# Task details:
Word for word, give the material below again, minus any images.

◆ ◆ ◆ ◆ ◆

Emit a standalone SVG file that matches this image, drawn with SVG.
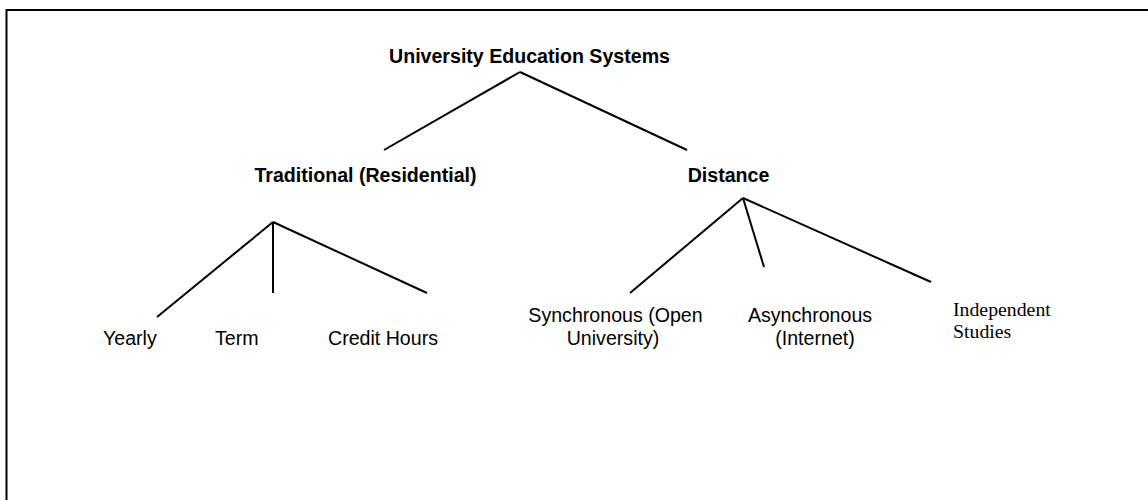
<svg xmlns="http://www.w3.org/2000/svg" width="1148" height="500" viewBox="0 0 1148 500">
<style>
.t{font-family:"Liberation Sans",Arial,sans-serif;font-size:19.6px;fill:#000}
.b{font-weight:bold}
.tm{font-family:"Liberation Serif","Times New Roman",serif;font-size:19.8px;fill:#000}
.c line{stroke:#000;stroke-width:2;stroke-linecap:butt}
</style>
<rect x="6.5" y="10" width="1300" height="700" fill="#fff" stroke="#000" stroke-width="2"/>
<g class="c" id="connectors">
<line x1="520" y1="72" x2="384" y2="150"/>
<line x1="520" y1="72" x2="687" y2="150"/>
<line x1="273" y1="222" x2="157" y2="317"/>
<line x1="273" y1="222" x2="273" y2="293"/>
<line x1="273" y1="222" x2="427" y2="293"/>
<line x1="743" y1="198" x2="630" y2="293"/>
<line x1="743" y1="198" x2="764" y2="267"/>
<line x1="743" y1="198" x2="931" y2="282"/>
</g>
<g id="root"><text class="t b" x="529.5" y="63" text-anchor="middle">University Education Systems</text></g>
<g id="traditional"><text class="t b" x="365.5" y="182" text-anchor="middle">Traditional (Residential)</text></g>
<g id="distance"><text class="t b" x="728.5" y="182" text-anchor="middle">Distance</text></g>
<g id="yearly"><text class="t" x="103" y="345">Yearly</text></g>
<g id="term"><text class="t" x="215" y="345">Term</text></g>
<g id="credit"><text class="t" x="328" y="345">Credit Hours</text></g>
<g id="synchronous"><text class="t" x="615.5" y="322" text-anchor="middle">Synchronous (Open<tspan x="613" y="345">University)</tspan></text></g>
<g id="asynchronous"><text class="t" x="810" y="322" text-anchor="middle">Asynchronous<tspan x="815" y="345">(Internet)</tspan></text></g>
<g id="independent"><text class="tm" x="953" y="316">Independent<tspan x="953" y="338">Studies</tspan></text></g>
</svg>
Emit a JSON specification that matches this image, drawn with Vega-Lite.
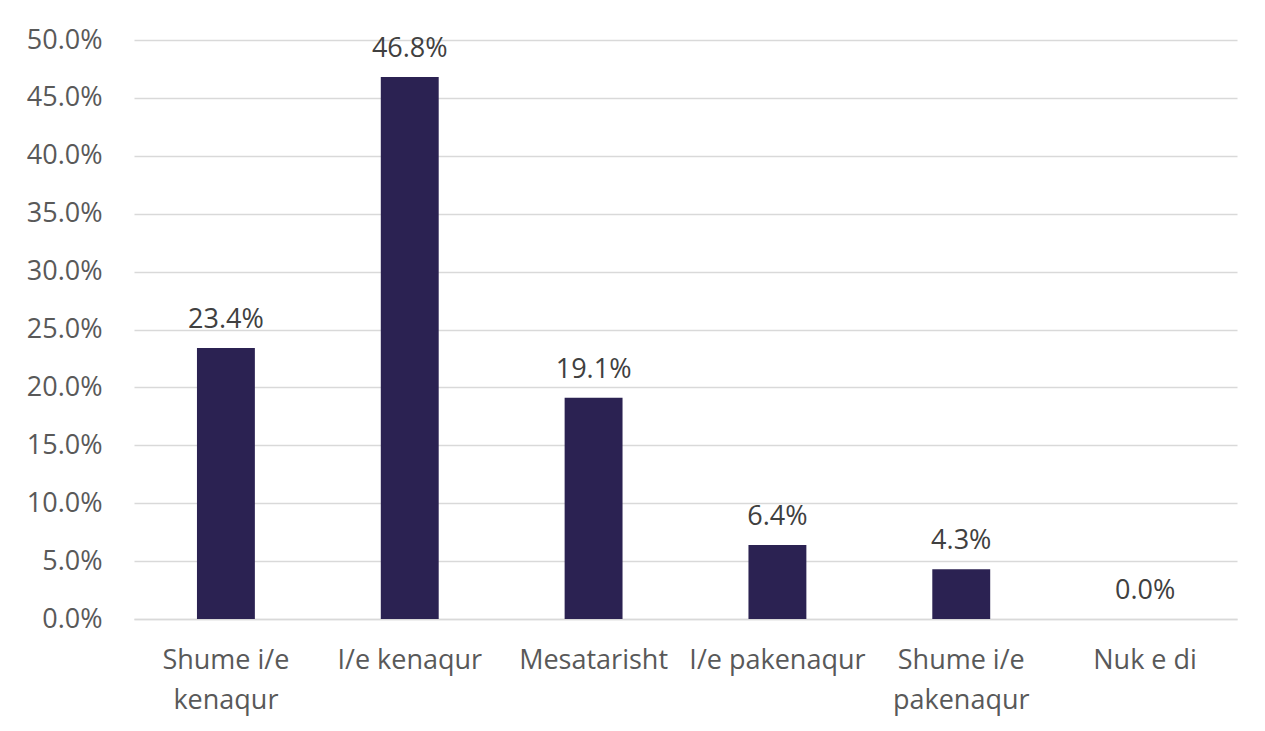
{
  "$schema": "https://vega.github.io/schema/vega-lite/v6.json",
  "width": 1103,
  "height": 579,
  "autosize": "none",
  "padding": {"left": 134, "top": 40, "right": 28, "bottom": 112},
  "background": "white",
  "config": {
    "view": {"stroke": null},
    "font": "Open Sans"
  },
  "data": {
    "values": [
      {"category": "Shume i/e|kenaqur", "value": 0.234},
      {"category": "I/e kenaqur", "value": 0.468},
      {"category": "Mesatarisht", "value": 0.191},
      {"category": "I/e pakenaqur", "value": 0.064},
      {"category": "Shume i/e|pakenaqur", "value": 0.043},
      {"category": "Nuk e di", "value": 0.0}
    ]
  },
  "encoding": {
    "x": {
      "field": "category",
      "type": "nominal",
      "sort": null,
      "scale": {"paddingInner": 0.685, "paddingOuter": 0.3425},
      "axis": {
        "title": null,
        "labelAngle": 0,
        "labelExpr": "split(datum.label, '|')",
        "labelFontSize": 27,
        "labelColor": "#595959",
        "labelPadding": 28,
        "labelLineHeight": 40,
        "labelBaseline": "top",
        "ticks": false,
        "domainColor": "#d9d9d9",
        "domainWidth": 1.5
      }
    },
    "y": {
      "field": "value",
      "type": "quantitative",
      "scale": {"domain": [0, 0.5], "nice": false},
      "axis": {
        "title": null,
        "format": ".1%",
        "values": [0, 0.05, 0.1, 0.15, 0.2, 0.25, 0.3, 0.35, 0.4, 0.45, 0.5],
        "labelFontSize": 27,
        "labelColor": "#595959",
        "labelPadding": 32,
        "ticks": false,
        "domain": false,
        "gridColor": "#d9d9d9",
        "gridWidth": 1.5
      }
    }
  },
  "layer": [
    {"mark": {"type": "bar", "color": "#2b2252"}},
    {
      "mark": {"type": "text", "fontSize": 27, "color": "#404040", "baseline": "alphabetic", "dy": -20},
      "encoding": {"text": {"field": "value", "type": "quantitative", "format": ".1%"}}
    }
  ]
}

◆ ◆ ◆ ◆ ◆

# Task result:
Emit a standalone SVG file that matches this image, drawn with SVG.
<svg xmlns="http://www.w3.org/2000/svg" width="1148" height="500" viewBox="0 0 1148 500">
<style>
.t{font-family:"Liberation Sans",Arial,sans-serif;font-size:19.6px;fill:#000}
.b{font-weight:bold}
.tm{font-family:"Liberation Serif","Times New Roman",serif;font-size:19.8px;fill:#000}
.c line{stroke:#000;stroke-width:2;stroke-linecap:butt}
</style>
<rect x="6.5" y="10" width="1300" height="700" fill="#fff" stroke="#000" stroke-width="2"/>
<g class="c" id="connectors">
<line x1="520" y1="72" x2="384" y2="150"/>
<line x1="520" y1="72" x2="687" y2="150"/>
<line x1="273" y1="222" x2="157" y2="317"/>
<line x1="273" y1="222" x2="273" y2="293"/>
<line x1="273" y1="222" x2="427" y2="293"/>
<line x1="743" y1="198" x2="630" y2="293"/>
<line x1="743" y1="198" x2="764" y2="267"/>
<line x1="743" y1="198" x2="931" y2="282"/>
</g>
<g id="root"><text class="t b" x="529.5" y="63" text-anchor="middle">University Education Systems</text></g>
<g id="traditional"><text class="t b" x="365.5" y="182" text-anchor="middle">Traditional (Residential)</text></g>
<g id="distance"><text class="t b" x="728.5" y="182" text-anchor="middle">Distance</text></g>
<g id="yearly"><text class="t" x="103" y="345">Yearly</text></g>
<g id="term"><text class="t" x="215" y="345">Term</text></g>
<g id="credit"><text class="t" x="328" y="345">Credit Hours</text></g>
<g id="synchronous"><text class="t" x="615.5" y="322" text-anchor="middle">Synchronous (Open<tspan x="613" y="345">University)</tspan></text></g>
<g id="asynchronous"><text class="t" x="810" y="322" text-anchor="middle">Asynchronous<tspan x="815" y="345">(Internet)</tspan></text></g>
<g id="independent"><text class="tm" x="953" y="316">Independent<tspan x="953" y="338">Studies</tspan></text></g>
</svg>
Emit a JSON specification that matches this image, drawn with Vega-Lite.
{
  "$schema": "https://vega.github.io/schema/vega-lite/v6.json",
  "width": 1103,
  "height": 579,
  "autosize": "none",
  "padding": {"left": 134, "top": 40, "right": 28, "bottom": 112},
  "background": "white",
  "config": {
    "view": {"stroke": null},
    "font": "Open Sans"
  },
  "data": {
    "values": [
      {"category": "Shume i/e|kenaqur", "value": 0.234},
      {"category": "I/e kenaqur", "value": 0.468},
      {"category": "Mesatarisht", "value": 0.191},
      {"category": "I/e pakenaqur", "value": 0.064},
      {"category": "Shume i/e|pakenaqur", "value": 0.043},
      {"category": "Nuk e di", "value": 0.0}
    ]
  },
  "encoding": {
    "x": {
      "field": "category",
      "type": "nominal",
      "sort": null,
      "scale": {"paddingInner": 0.685, "paddingOuter": 0.3425},
      "axis": {
        "title": null,
        "labelAngle": 0,
        "labelExpr": "split(datum.label, '|')",
        "labelFontSize": 27,
        "labelColor": "#595959",
        "labelPadding": 28,
        "labelLineHeight": 40,
        "labelBaseline": "top",
        "ticks": false,
        "domainColor": "#d9d9d9",
        "domainWidth": 1.5
      }
    },
    "y": {
      "field": "value",
      "type": "quantitative",
      "scale": {"domain": [0, 0.5], "nice": false},
      "axis": {
        "title": null,
        "format": ".1%",
        "values": [0, 0.05, 0.1, 0.15, 0.2, 0.25, 0.3, 0.35, 0.4, 0.45, 0.5],
        "labelFontSize": 27,
        "labelColor": "#595959",
        "labelPadding": 32,
        "ticks": false,
        "domain": false,
        "gridColor": "#d9d9d9",
        "gridWidth": 1.5
      }
    }
  },
  "layer": [
    {"mark": {"type": "bar", "color": "#2b2252"}},
    {
      "mark": {"type": "text", "fontSize": 27, "color": "#404040", "baseline": "alphabetic", "dy": -20},
      "encoding": {"text": {"field": "value", "type": "quantitative", "format": ".1%"}}
    }
  ]
}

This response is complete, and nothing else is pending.